In 2005, romantic comedies entered a strange, new phase.

Alongside the usual banter about love, relationships, jobs and urban lifestyles, we are treated to a discourse on what, until recently, would have seemed a rather dry topic: globalisation.

For the zany characters first assembled by writer-director Cédric Klapisch in The Spanish Apartment (2002), love makes the world go around – literally. Relationships spark, die and are revived on whirlwind tours of the globe, with St Petersburg, Paris or London serving as exotic backdrops.

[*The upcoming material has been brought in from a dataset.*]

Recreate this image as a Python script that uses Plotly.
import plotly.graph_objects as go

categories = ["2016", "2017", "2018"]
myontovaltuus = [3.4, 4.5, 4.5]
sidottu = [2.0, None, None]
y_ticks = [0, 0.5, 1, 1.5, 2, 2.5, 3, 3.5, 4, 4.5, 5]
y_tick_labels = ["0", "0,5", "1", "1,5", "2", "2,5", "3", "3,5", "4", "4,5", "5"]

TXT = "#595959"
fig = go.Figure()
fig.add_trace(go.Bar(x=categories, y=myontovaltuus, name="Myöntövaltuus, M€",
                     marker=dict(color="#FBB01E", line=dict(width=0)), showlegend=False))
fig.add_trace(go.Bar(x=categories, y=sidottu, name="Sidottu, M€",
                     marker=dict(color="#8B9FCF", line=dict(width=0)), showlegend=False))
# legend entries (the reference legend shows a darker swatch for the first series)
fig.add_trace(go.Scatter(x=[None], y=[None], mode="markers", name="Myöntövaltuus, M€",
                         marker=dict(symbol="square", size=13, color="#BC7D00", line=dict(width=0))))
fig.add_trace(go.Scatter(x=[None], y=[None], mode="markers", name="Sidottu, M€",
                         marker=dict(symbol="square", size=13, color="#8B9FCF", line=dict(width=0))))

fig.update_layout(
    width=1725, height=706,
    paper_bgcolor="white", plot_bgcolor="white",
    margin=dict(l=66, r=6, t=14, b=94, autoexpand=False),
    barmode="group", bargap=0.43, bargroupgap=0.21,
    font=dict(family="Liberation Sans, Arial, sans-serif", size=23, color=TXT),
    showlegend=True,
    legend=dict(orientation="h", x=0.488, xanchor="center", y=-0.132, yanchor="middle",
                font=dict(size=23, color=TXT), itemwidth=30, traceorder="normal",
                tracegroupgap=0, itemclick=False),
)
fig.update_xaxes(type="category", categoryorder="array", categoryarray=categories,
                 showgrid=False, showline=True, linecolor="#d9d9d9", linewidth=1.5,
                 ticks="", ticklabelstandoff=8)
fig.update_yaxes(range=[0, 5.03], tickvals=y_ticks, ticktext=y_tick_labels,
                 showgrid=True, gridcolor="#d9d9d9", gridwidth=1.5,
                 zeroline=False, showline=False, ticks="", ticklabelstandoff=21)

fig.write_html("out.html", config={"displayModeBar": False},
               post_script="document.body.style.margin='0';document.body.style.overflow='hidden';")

Originally it was study that provided the pretext for this travel, but now it is mainly work – ephemeral, piecemeal work within the glamorous industries of fashion, modelling, journalism or television scriptwriting. In the fantasy that is Russian Dolls, differences of language and culture never stand in the way of such international relations.

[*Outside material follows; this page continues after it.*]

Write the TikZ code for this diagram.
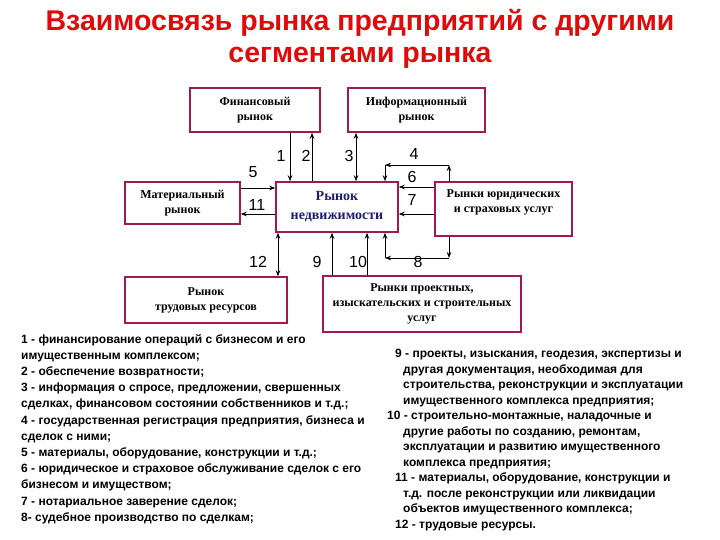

Our anchor is Xavier (Romain Duris) – endlessly charming to some viewers, endlessly irritating to others. Whenever he searches the mirror for his true self, he reminds us of Francois Truffaut's alter ego, Antoine Doinel (Jean-Pierre Léaud), in films such as Stolen Kisses (1968). But the way he leaps, hopelessly besotted, from the neurotic Martine (Audrey Tatou) to the earthy Wendy (Kelly Reilly) via ditzy supermodel Celia (Lucy Gordon) more closely resembles another Truffaut classic, The Man Who Loved Women (1977).

Klapisch (When the Cat's Away, 1996) is skilled at maintaining the pace and focus of a busy plot containing a great many characters, locations and incidents (chronologically shuffled, bien sur). Too often, however, Russian Dolls strays into the slick realms of advertising and music video. Entire episodes pass in a blur of jazzy visual effects, cut to the beat of an aggressive boom-box score.

Whenever the film chills out, it gets better. Amid all the cosmopolitan dazzle, it is the small, incidental details of behaviour and reaction that stick in the mind – like the throwaway (but ominous) moment when Wendy seals her new-found intimacy with Xavier by lending him a copy of Harold Pinter's Betrayal.